# How would you wire a 4 ohm DVC subwoofer to four channel amplifier?



## ZAKOH (Nov 26, 2010)

Most 4-channel amplifiers are only 4ohm stable in bridged mode. If I already own a 4-ohm DVC subwoofer, how would I wire it to the 4-channel amplifier?

It seems like there are 2 possibilities:

1. Connect each voice coil to a separate amplifier channel. The two channels are stereo. Is this allowed? 

2. Wire the subwoofer for 8ohm load and then bridge the amplifier. Is this a good idea? I heard that the amplifier power drops by a factor of two when doing this. If my subwoofer is rated for 300watt RMS, it seems like I would have to find an amplifier that's rated for at least 500watt RMS in bridged mode.


----------



## smgreen20 (Oct 13, 2006)

bridge channels 1 and 2 and channels 3 and 4, 1 bridged set to each coil of the sub. Just make sure you feed the amp a mono signal.


----------



## t3sn4f2 (Jan 3, 2007)

You also need to make sure to level match each bridged channel pair's gain with a DMM.


----------



## ZAKOH (Nov 26, 2010)

smgreen20 said:


> bridge channels 1 and 2 and channels 3 and 4, 1 bridged set to each coil of the sub. Just make sure you feed the amp a mono signal.


That's an interesting possibility. However, I forgot to mention that I want to buy 4-channel amp in order to power front components and a subwoofer, so I need those other two channels.


----------



## t3sn4f2 (Jan 3, 2007)

Run it bridge at 8 ohms then. Better for the amp and the sound.


----------



## mikey7182 (Jan 16, 2008)

ZAKOH said:


> 2. Wire the subwoofer for 8ohm load and then bridge the amplifier. Is this a good idea? I heard that the amplifier power drops by a factor of two when doing this. If my subwoofer is rated for 300watt RMS, it seems like I would have to find an amplifier that's rated for at least 500watt RMS in bridged mode.
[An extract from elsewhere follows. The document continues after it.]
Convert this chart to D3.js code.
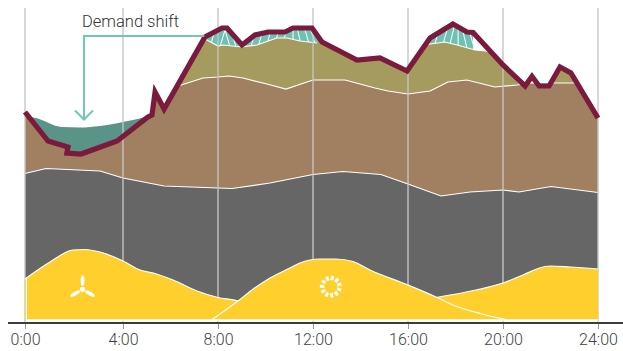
<!DOCTYPE html>
<html>
<head>
<meta charset="utf-8">
<style>
html,body{margin:0;padding:0;background:#fff}
svg{display:block}
text{font-family:Roboto,sans-serif}
</style>
<script src="https://cdn.jsdelivr.net/npm/d3@7"></script>
</head>
<body>
<svg id="c" width="623" height="351"></svg>
<script>
// All series: [hour, level]
const tickHours = [0,4,8,12,16,20,24];
const tickLabels = ["0:00","4:00","8:00","12:00","16:00","20:00","24:00"];
const annotation = "Demand shift";
const demand = [[0,208],[0.94,179],[1.755,173],[1.71,167],[2.29,166],[3.76,179],[5.05,203],[5.22,205],[5.35,228],[5.73,211],[7.45,283],[8.17,292],[8.38,292],[9.01,275],[9.56,285],[10.11,288],[10.82,288],[11.16,292],[11.96,292],[12.38,278],[13.85,260],[14.82,262],[15.96,249],[16.93,282],[17.89,296],[18.48,288],[18.74,287.5],[20,255],[20.93,234],[21.22,243.5],[21.52,234],[21.94,234],[22.4,253],[22.86,247],[24,202]];
const surplusTop = [[0,204],[0.45,202],[1.5,193],[2.25,192.5],[3.06,194],[4,198],[5.13,204]];
const storage = [[0,208],[0.94,179],[1.755,173],[1.71,167],[2.29,166],[3.76,179],[5.05,203],[5.22,205],[5.35,228],[5.73,211],[6.32,234],[7.37,242],[8,243],[8.46,244],[9.05,242],[10.06,236],[10.86,231],[12,240],[13.35,240],[14.61,232],[15.16,229],[16,226],[16.93,229],[17.68,238],[18.48,240],[19.66,233],[20.59,235],[21.22,237],[23.12,237],[24,202]];
const hydro = [[6.32,234],[7.41,280],[7.54,280],[8,274],[8.21,275],[8.99,273],[9.64,275],[10.48,282],[10.91,282],[11.45,279],[12.17,277],[12.38,278],[13.85,260],[14.82,262],[15.96,249],[16.72,275],[16.93,276],[17.56,278],[18.07,275],[18.82,270],[19.28,269],[19.54,267],[20,255],[20.67,236],[22.1,237],[22.4,253],[22.86,247],[23.12,237]];
const base = [[0,146.5],[0.86,151.5],[3.06,149],[4,142],[5.73,134],[8,132],[8.59,131.5],[10.19,137],[12,145.5],[13.26,148.5],[14.86,145.5],[16,136],[17.39,124],[18.61,128],[20,130],[20.67,128],[22.02,133.5],[24,127.5]];
const windNight = [[0,41],[1.02,58],[1.96,70],[2.45,70.5],[3.06,68],[4,59],[4.72,50],[5.35,46.5],[6.11,40],[7.12,29],[8,22.5],[8.84,19],[9.35,0]];
const windEvening = [[17.18,22.5],[18.86,30],[20,37],[20.84,45],[21.77,53.5],[21.98,54],[22.82,53],[24,51]];
const solar = [[7.75,0.5],[8.84,19],[9.43,30],[10.19,42],[11.03,52],[11.45,57],[12.29,61],[12.97,61],[13.68,58.5],[14.4,50],[16,35],[17.18,23],[17.89,15],[19.03,6.5],[20.13,0.5]];
const hatchHours = [7.75,8.17,8.42,8.67,8.84,9.47,9.77,10.11,10.44,10.78,11.16,11.45,11.79,12.04,17.18,17.52,17.81,18.11,18.4,18.69,18.99];
const hatchLean = [0.25,0.25,-0.25,-0.25,-0.25,0.25,0.25,0.25,0.25,0.2,0,-0.2,-0.25,-0.25,0.25,0.25,0.2,0,-0.2,-0.25,-0.25];

const colors = {surplus:"#5a9488",gap:"#6fc1b3",hydro:"#a69b5e",storage:"#a08060",base:"#666666",yellow:"#ffcf2e",demand:"#7a1a3c",grid:"#c4c4c4",axis:"#3c3c3c",text:"#3f3f3f"};

const x = d3.scaleLinear().domain([0,4,24]).range([25,123,598]);
const y = d3.scaleLinear().domain([0,300]).range([320,20]);
const svg = d3.select("#c");
const area = d3.area().x(d=>x(d[0])).y0(y(0)).y1(d=>y(d[1]));
const line = d3.line().x(d=>x(d[0])).y(d=>y(d[1]));
const areaS = d3.area().curve(d3.curveMonotoneX).x(d=>x(d[0])).y0(y(0)).y1(d=>y(d[1]));
const lineS = d3.line().curve(d3.curveMonotoneX).x(d=>x(d[0])).y(d=>y(d[1]));

svg.append("clipPath").attr("id","under").append("path").attr("d",area(demand));

const fill = (data,col)=>svg.append("path").attr("d",area(data)).attr("fill",col);
const edge = (data,w=1.2)=>svg.append("path").attr("d",line(data)).attr("fill","none").attr("stroke","#fff").attr("stroke-width",w);
const fillS = (data)=>svg.append("path").attr("d",areaS(data)).attr("fill",colors.yellow);
const edgeS = (data)=>svg.append("path").attr("d",lineS(data)).attr("fill","none").attr("stroke","#fff").attr("stroke-width",1.2);

// morning surplus
svg.append("path").attr("d",areaS(surplusTop)).attr("fill",colors.surplus);

// gaps under demand, hatched
const gapGroup = svg.append("g").attr("clip-path","url(#under)");
[[7.3,12.5],[16.6,19.7]].forEach(r=>{
  gapGroup.append("path").attr("d",area(demand.filter(d=>d[0]>=r[0]&&d[0]<=r[1]))).attr("fill",colors.gap);
});
gapGroup.selectAll("line").data(hatchHours).join("line")
  .attr("x1",(d,i)=>x(d-hatchLean[i])).attr("y1",y(260))
  .attr("x2",(d,i)=>x(d+hatchLean[i])).attr("y2",y(300))
  .attr("stroke","#fff").attr("stroke-width",1);

// stacked layers
fill(hydro,colors.hydro);
edge(hydro.filter(d=>d[0]>=7.4&&d[0]<=12.3));
edge(hydro.filter(d=>d[0]>=16.7&&d[0]<=19.6));
fill(storage,colors.storage);
edge(storage.filter(d=>d[0]>=6.32&&d[0]<=23.12));
fill(base,colors.base);
edge(base);

// gridlines
svg.append("g").selectAll("line").data(tickHours).join("line")
  .attr("x1",d=>x(d)).attr("x2",d=>x(d)).attr("y1",8).attr("y2",322)
  .attr("stroke",colors.grid).attr("stroke-opacity",0.85).attr("stroke-width",1.6);

// renewables
fillS(windNight);
fillS(windEvening);
edgeS(windEvening);
edgeS(windNight);
fillS(solar);
edgeS(solar);
svg.append("line").attr("x1",x(0)+0.9).attr("x2",x(24)).attr("y1",y(0)).attr("y2",y(0)).attr("stroke","#fff").attr("stroke-width",1.4);
svg.append("line").attr("x1",x(0)+1.4).attr("x2",x(0)+1.4).attr("y1",y(41)).attr("y2",y(0)).attr("stroke","#fff").attr("stroke-width",1.2);

// icons
const turbine = svg.append("g").attr("transform",`translate(${x(2.35)},${y(30.7)})`).attr("fill","#fff");
turbine.append("circle").attr("r",2.6);
[0,120,240].forEach(a=>turbine.append("ellipse").attr("cx",0).attr("cy",-8.6).attr("rx",1.9).attr("ry",5.4).attr("transform",`rotate(${a})`));
const sun = svg.append("g").attr("transform",`translate(${x(12.75)},${y(33.3)})`);
d3.range(11).forEach(i=>sun.append("line").attr("y1",-6.5).attr("y2",-11).attr("stroke","#fff").attr("stroke-width",3).attr("transform",`rotate(${i*360/11+10})`));

// demand curve
svg.append("path").attr("d",line(demand)).attr("fill","none").attr("stroke",colors.demand)
  .attr("stroke-width",5.2).attr("stroke-linejoin","miter").attr("stroke-miterlimit",4);

// annotation
svg.append("text").attr("x",82).attr("y",27).attr("font-size",16.5).attr("font-weight",300).attr("fill","#333").text(annotation);
const ann = d3.path();
ann.moveTo(x(7.42),36); ann.lineTo(84,36); ann.lineTo(84,120);
ann.moveTo(75,110.5); ann.lineTo(84,119.5); ann.lineTo(93,110.5);
svg.append("path").attr("d",ann.toString()).attr("fill","none").attr("stroke","#74c7b6").attr("stroke-width",2);

// axis
svg.append("line").attr("x1",8).attr("x2",623).attr("y1",323).attr("y2",323).attr("stroke",colors.axis).attr("stroke-width",2);
const axis = d3.axisBottom(x).tickValues(tickHours).tickFormat((d,i)=>tickLabels[i]).tickSize(5).tickPadding(5);
const g = svg.append("g").attr("transform","translate(0,324)").call(axis);
g.select(".domain").remove();
g.selectAll("line").attr("stroke","#9a9a9a");
g.selectAll("text").attr("font-family","Roboto,sans-serif").attr("font-size",16).attr("font-weight",300).attr("fill",colors.text);
</script>
</body>
</html>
Power handling is going to be dependent on the enclosure you're using. If you put it in a small sealed enclosure, it will handle more power. If you do a vented or bandpass, it will need less power to reach xmax. Install it Infinite Baffle for even further reduced power handling/efficiency. 

If your plan was to do a sealed enclosure, you could always put it in a vented enclosure to gain the 2-3db back that you'd lose by running the amp at 8 ohms vs. 4 ohms.


----------